## DATA SHOWN

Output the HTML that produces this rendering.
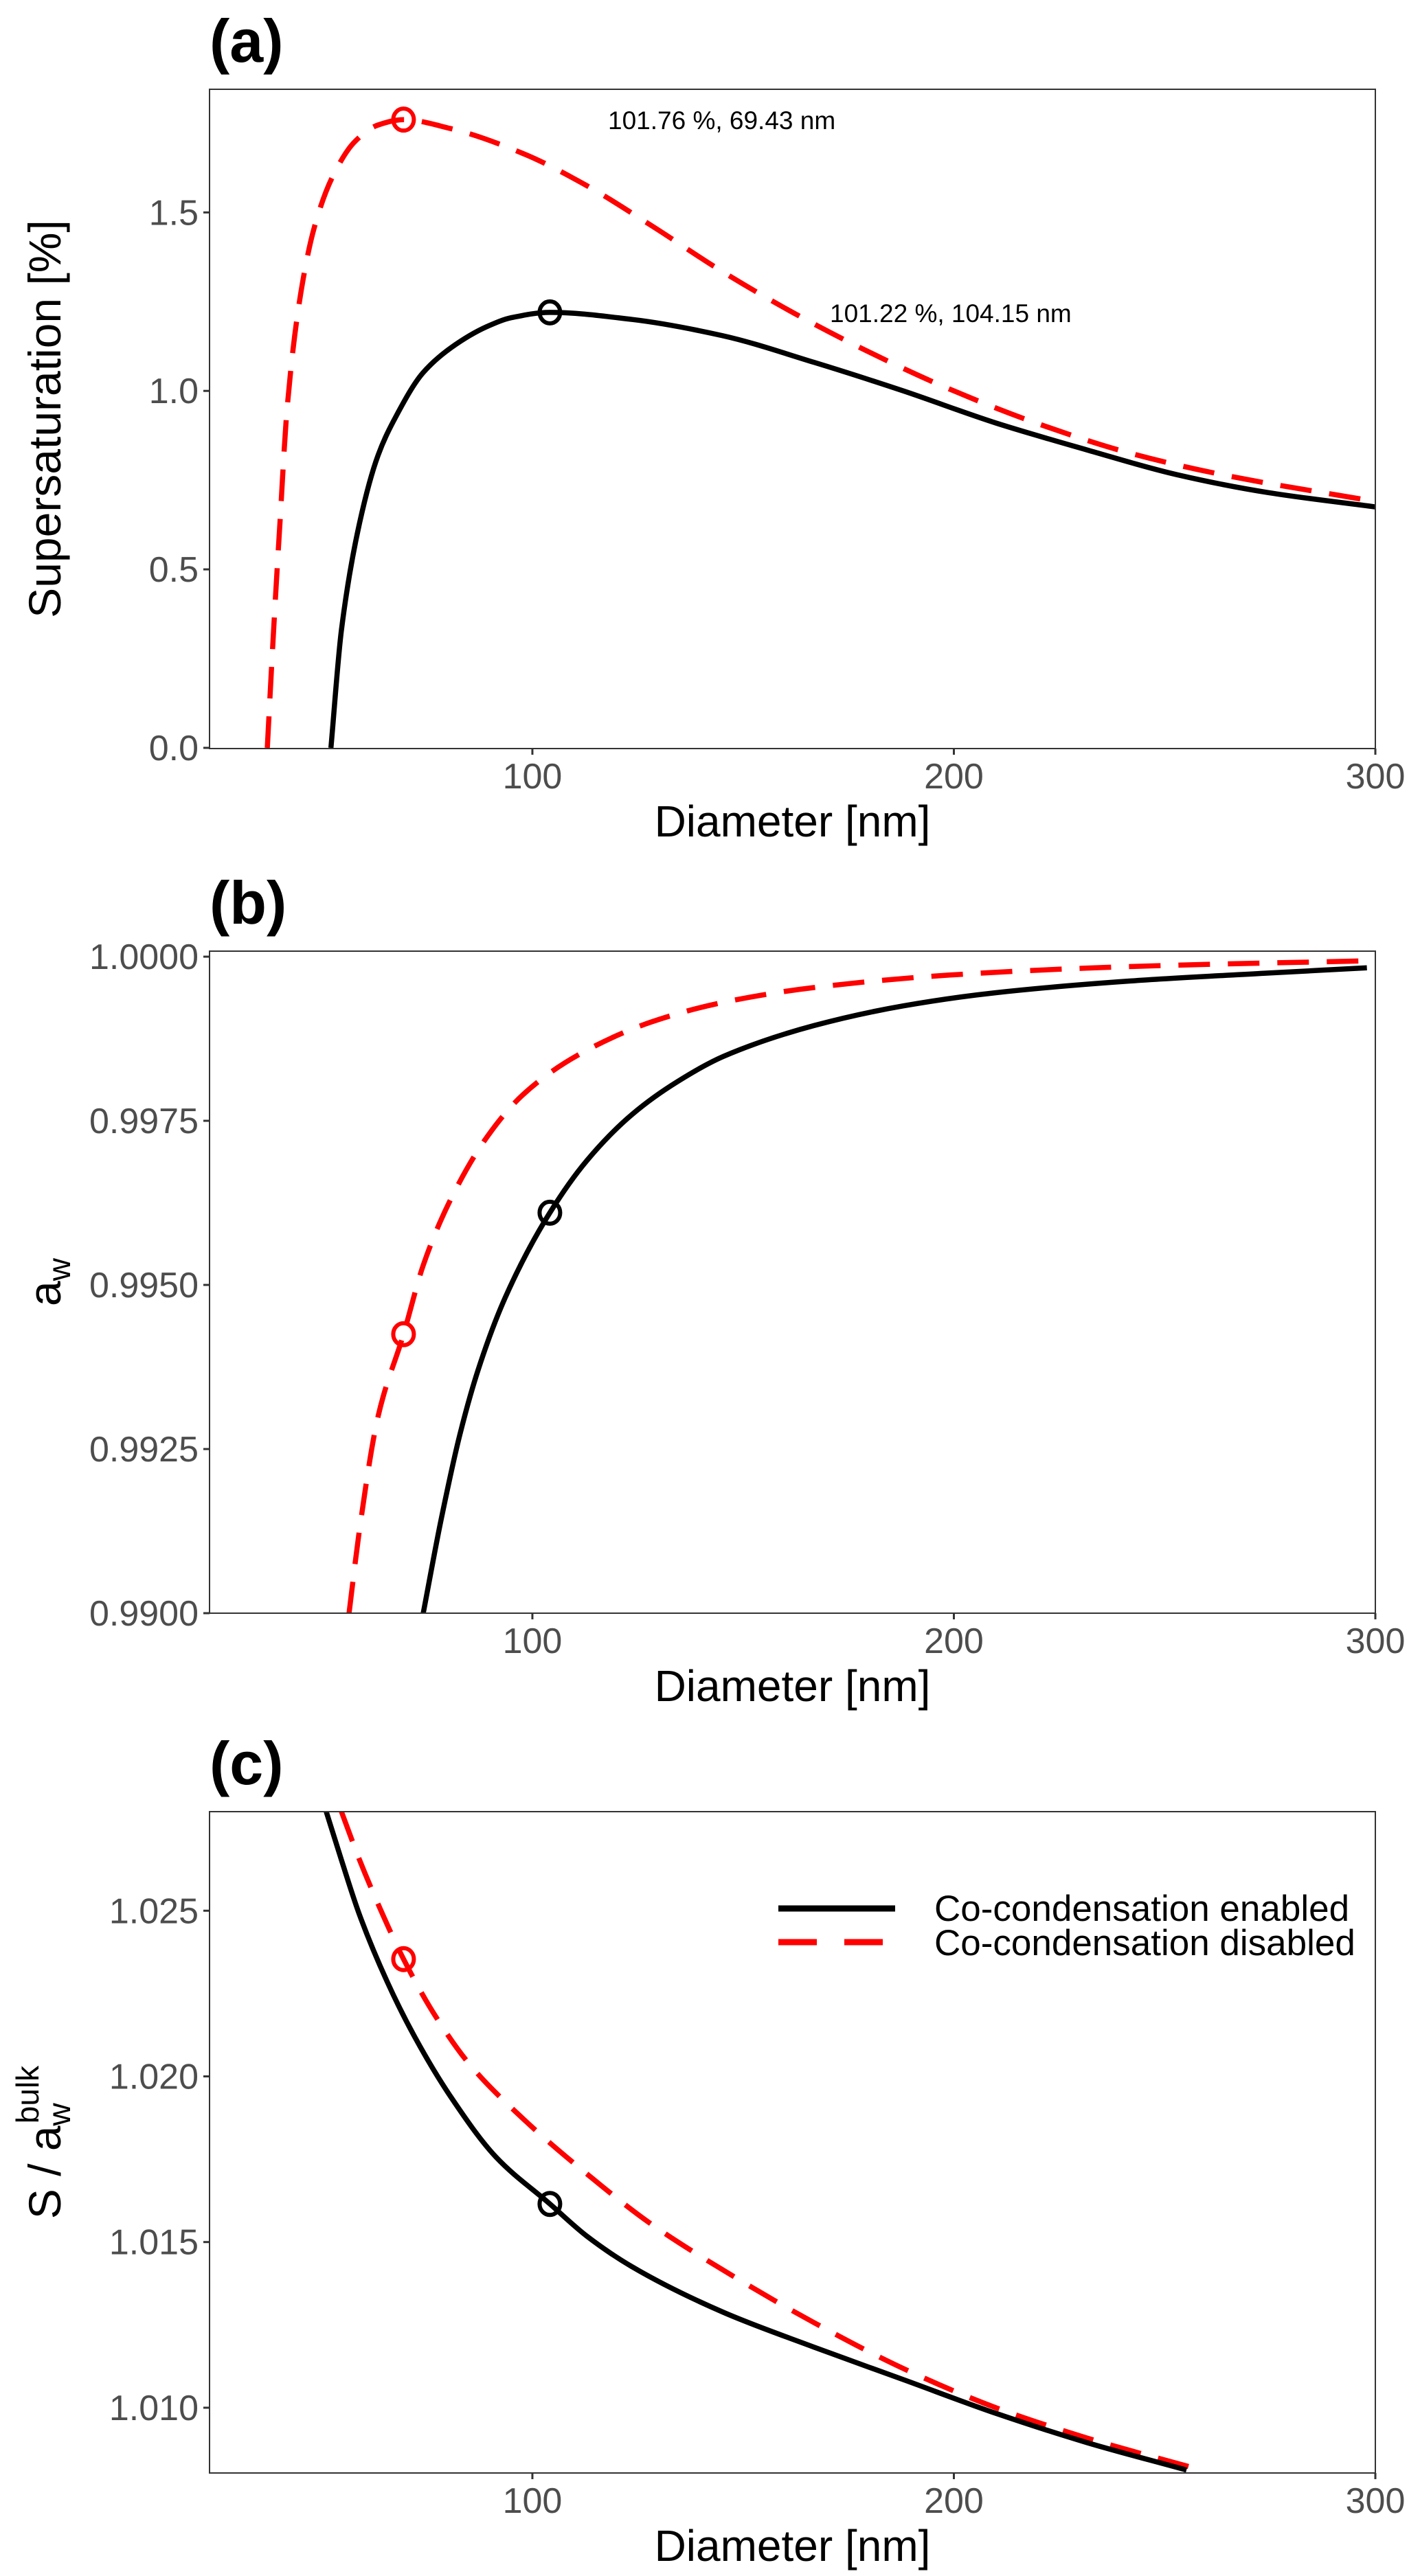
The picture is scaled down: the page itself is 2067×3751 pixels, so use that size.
<!DOCTYPE html>
<html><head><meta charset="utf-8"><style>
html,body{margin:0;padding:0;background:#fff;}
svg{display:block;}
text{font-family:"Liberation Sans",sans-serif;}
</style></head>
<body>
<svg id="fig" width="2067" height="3751" viewBox="0 0 2067 3751" xmlns="http://www.w3.org/2000/svg">
<rect width="2067" height="3751" fill="#fff"/>
</svg>
<script>
// ---- Data ----
const xTicks = [100, 200, 300];
// Panel (a) supersaturation
const aEnabledD = [52.2,54.7,59,63.4,67.7,74,80.6,89.2,95,104.15,123.7,145,166.8,188,210,231.5,253,274.6,300];
const aEnabledV = [0,0.33,0.63,0.82,0.93,1.05,1.12,1.18,1.205,1.22,1.2,1.155,1.08,1.0,0.91,0.835,0.765,0.715,0.675];
const aDisabledD = [37.1,38.6,40.1,41.8,45,48.3,52.6,58,63.4,69.43,80.6,97.8,112.9,128,145,162.5,179.7,199,220.7,242,263.8,300];
const aDisabledV = [0,0.33,0.63,0.95,1.27,1.46,1.60,1.70,1.745,1.76,1.735,1.665,1.575,1.465,1.335,1.215,1.11,1.005,0.905,0.825,0.765,0.69];
const aTicks = [0.0, 0.5, 1.0, 1.5];
const aTickLabels = ["0.0","0.5","1.0","1.5"];
// Panel (b) water activity
const bEnabledD = [74.1,78.4,82.8,87.1,93.5,104.15,113,123.7,134.5,145.3,166.8,188,209.8,242,274.6,298];
const bEnabledV = [0.99,0.99144,0.99272,0.9937,0.9948,0.9961,0.9969,0.9976,0.9981,0.99848,0.99895,0.99925,0.99945,0.99963,0.99975,0.99983];
const bDisabledD = [56.5,59,63.4,69.43,74.1,80.6,89.2,97.8,110.8,128,145,166.8,199,242,300];
const bDisabledV = [0.99,0.99128,0.993,0.99425,0.9953,0.9963,0.99725,0.9979,0.9985,0.999,0.9993,0.99953,0.99972,0.99985,0.99994];
const bTicks = [0.99, 0.9925, 0.995, 0.9975, 1.0];
const bTickLabels = ["0.9900","0.9925","0.9950","0.9975","1.0000"];
// Panel (c) S / aw_bulk
const cEnabledD = [51.1,54.7,59,65.5,72,80.6,91.4,104.15,113,123.7,145.3,166.8,188.4,210,231.5,255.2];
const cEnabledV = [1.02799,1.02653,1.02487,1.02287,1.02121,1.01939,1.01756,1.01615,1.01517,1.01425,1.01288,1.01183,1.01083,1.00983,1.00895,1.00812];
const cDisabledD = [54.7,59,63.4,69.43,76.7,85,97.8,112.9,128,145.3,166.8,188.4,210,231.5,259.5];
const cDisabledV = [1.02799,1.02653,1.0252,1.02354,1.02188,1.02038,1.01872,1.01706,1.01556,1.01415,1.01257,1.01116,1.01,1.00909,1.00809];
const cTicks = [1.010, 1.015, 1.020, 1.025];
const cTickLabels = ["1.010","1.015","1.020","1.025"];
// Critical points [diameter, value]
const aCritEnabled = [104.15, 1.22];
const aCritDisabled = [69.43, 1.76];
const bCritEnabled = [104.15, 0.9961];
const bCritDisabled = [69.43, 0.99425];
const cCritEnabled = [104.15, 1.01615];
const cCritDisabled = [69.43, 1.02354];

// ---- Drawing ----
const NS = "http://www.w3.org/2000/svg";
const svg = document.getElementById("fig");
const L = 305, R = 2002, XMIN = 23.4, XMAX = 300;
function xs(d){ return L + (d - XMIN) / (XMAX - XMIN) * (R - L); }
function mk(tag, attrs, parent){
  const e = document.createElementNS(NS, tag);
  for (const k in attrs) e.setAttribute(k, attrs[k]);
  (parent || svg).appendChild(e);
  return e;
}
// monotone cubic (Fritsch-Carlson) in x
function smoothPath(pts){
  const n = pts.length;
  const dx = [], m = [], t = [];
  for (let i = 0; i < n-1; i++){ dx[i] = pts[i+1][0]-pts[i][0]; m[i] = (pts[i+1][1]-pts[i][1])/dx[i]; }
  t[0] = m[0]; t[n-1] = m[n-2];
  for (let i = 1; i < n-1; i++){
    if (m[i-1]*m[i] <= 0) t[i] = 0;
    else { const w1 = 2*dx[i]+dx[i-1], w2 = dx[i]+2*dx[i-1]; t[i] = (w1+w2)/(w1/m[i-1]+w2/m[i]); }
  }
  let d = "M" + pts[0][0].toFixed(1) + "," + pts[0][1].toFixed(1);
  for (let i = 0; i < n-1; i++){
    const h = dx[i];
    d += " C" + (pts[i][0]+h/3).toFixed(1)+","+(pts[i][1]+t[i]*h/3).toFixed(1)+" "+
         (pts[i+1][0]-h/3).toFixed(1)+","+(pts[i+1][1]-t[i+1]*h/3).toFixed(1)+" "+
         pts[i+1][0].toFixed(1)+","+pts[i+1][1].toFixed(1);
  }
  return d;
}
function panel(cfg){
  const ys = v => cfg.B - (v - cfg.ymin) / (cfg.ymax - cfg.ymin) * (cfg.B - cfg.T);
  const g = mk("g", {});
  
  
  const clipId = "clip-" + cfg.name;
  const cp = mk("clipPath", {id: clipId}, g);
  mk("rect", {x: L, y: cfg.T, width: R-L, height: cfg.B-cfg.T}, cp);
  const lab = mk("text", {x: 305, y: cfg.T - 40, "font-size": 88, "font-weight": "bold", fill: "#000"}, g);
  lab.textContent = cfg.label;
  
  
  const lines = mk("g", {"clip-path": "url(#" + clipId + ")"}, g);
  const pe = cfg.enD.map((d,i)=>[xs(d), ys(cfg.enV[i])]);
  const pdis = cfg.disD.map((d,i)=>[xs(d), ys(cfg.disV[i])]);
  const l2 = mk("path", {d: smoothPath(pdis), fill: "none", stroke: "#ff0000", "stroke-width": 7.5, "stroke-dasharray": "46,26"}, lines);
  
  
  const l1 = mk("path", {d: smoothPath(pe), fill: "none", stroke: "#000", "stroke-width": 7.5}, lines);
  
  
  const c1 = mk("ellipse", {cx: xs(cfg.critEn[0]), cy: ys(cfg.critEn[1]), rx: 15, ry: 16, fill: "none", stroke: "#000", "stroke-width": 6}, g);
  
  
  const c2 = mk("ellipse", {cx: xs(cfg.critDis[0]), cy: ys(cfg.critDis[1]), rx: 15, ry: 16, fill: "none", stroke: "#ff0000", "stroke-width": 6}, g);
  
  
  const fr = mk("rect", {x: L, y: cfg.T, width: R-L, height: cfg.B-cfg.T, fill: "none", stroke: "#333", "stroke-width": 2}, g);
  
  
  xTicks.forEach(t=>{
    const x = xs(t);
    const tk = mk("line", {x1: x, x2: x, y1: cfg.B, y2: cfg.B + 9, stroke: "#333", "stroke-width": 3}, g);
    
    
    const tl = mk("text", {x: x, y: cfg.B + 58, "font-size": 52, fill: "#4d4d4d", "text-anchor": "middle"}, g);
    tl.textContent = String(t);
    
    
  });
  cfg.ticks.forEach((t,i)=>{
    const y = ys(t);
    const tk = mk("line", {x1: L - 9, x2: L, y1: y, y2: y, stroke: "#333", "stroke-width": 3}, g);
    
    
    const tl = mk("text", {x: 289, y: y + 18, "font-size": 52, fill: "#4d4d4d", "text-anchor": "end"}, g);
    tl.textContent = cfg.tickLabels[i];
    
    
  });
  const xt = mk("text", {x: (L+R)/2, y: cfg.B + 128, "font-size": 64, fill: "#000", "text-anchor": "middle"}, g);
  xt.textContent = "Diameter [nm]";
  
  
  const yc = (cfg.T + cfg.B)/2;
  const yt = mk("text", {x: 0, y: 0, transform: "translate(88," + yc + ") rotate(-90)", "font-size": 66, fill: "#000", "text-anchor": "middle"}, g);
  yt.innerHTML = cfg.ytitle;
  
  
  return {g, ys};
}

const pa = panel({name: "panel-a", label: "(a)", T: 130, B: 1090, ymin: -0.002, ymax: 1.845,
  enD: aEnabledD, enV: aEnabledV, disD: aDisabledD, disV: aDisabledV, critEn: aCritEnabled, critDis: aCritDisabled,
  ticks: aTicks, tickLabels: aTickLabels, ytitle: "Supersaturation [%]"});
const an1 = mk("text", {x: 885, y: 188, "font-size": 37, fill: "#000"}, pa.g);
an1.textContent = "101.76 %, 69.43 nm";


const an2 = mk("text", {x: 1208, y: 469, "font-size": 37, fill: "#000"}, pa.g);
an2.textContent = "101.22 %, 104.15 nm";



panel({name: "panel-b", label: "(b)", T: 1385, B: 2349, ymin: 0.99, ymax: 1.000084,
  enD: bEnabledD, enV: bEnabledV, disD: bDisabledD, disV: bDisabledV, critEn: bCritEnabled, critDis: bCritDisabled,
  ticks: bTicks, tickLabels: bTickLabels, ytitle: 'a<tspan font-size="46" dy="14">w</tspan>'});

const pc = panel({name: "panel-c", label: "(c)", T: 2638, B: 3601, ymin: 1.00803, ymax: 1.02799,
  enD: cEnabledD, enV: cEnabledV, disD: cDisabledD, disV: cDisabledV, critEn: cCritEnabled, critDis: cCritDisabled,
  ticks: cTicks, tickLabels: cTickLabels, ytitle: 'S / a<tspan font-size="46" dy="14">w</tspan><tspan font-size="46" dx="-30" dy="-46">bulk</tspan>'});
const lg = mk("g", {}, pc.g);


const le1 = mk("line", {x1: 1133, x2: 1303, y1: 2779, y2: 2779, stroke: "#000", "stroke-width": 9}, lg);


const le2 = mk("line", {x1: 1133, x2: 1303, y1: 2828, y2: 2828, stroke: "#ff0000", "stroke-width": 9, "stroke-dasharray": "56,40"}, lg);


const lt1 = mk("text", {x: 1360, y: 2797, "font-size": 53, fill: "#000"}, lg);
lt1.textContent = "Co-condensation enabled";


const lt2 = mk("text", {x: 1360, y: 2847, "font-size": 53, fill: "#000"}, lg);
lt2.textContent = "Co-condensation disabled";


</script>
</body></html>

## EXERCISE
How many lines of the listing include the string "that"? Answer with the number alone.

## ANSWER FOR THIS EXERCISE
2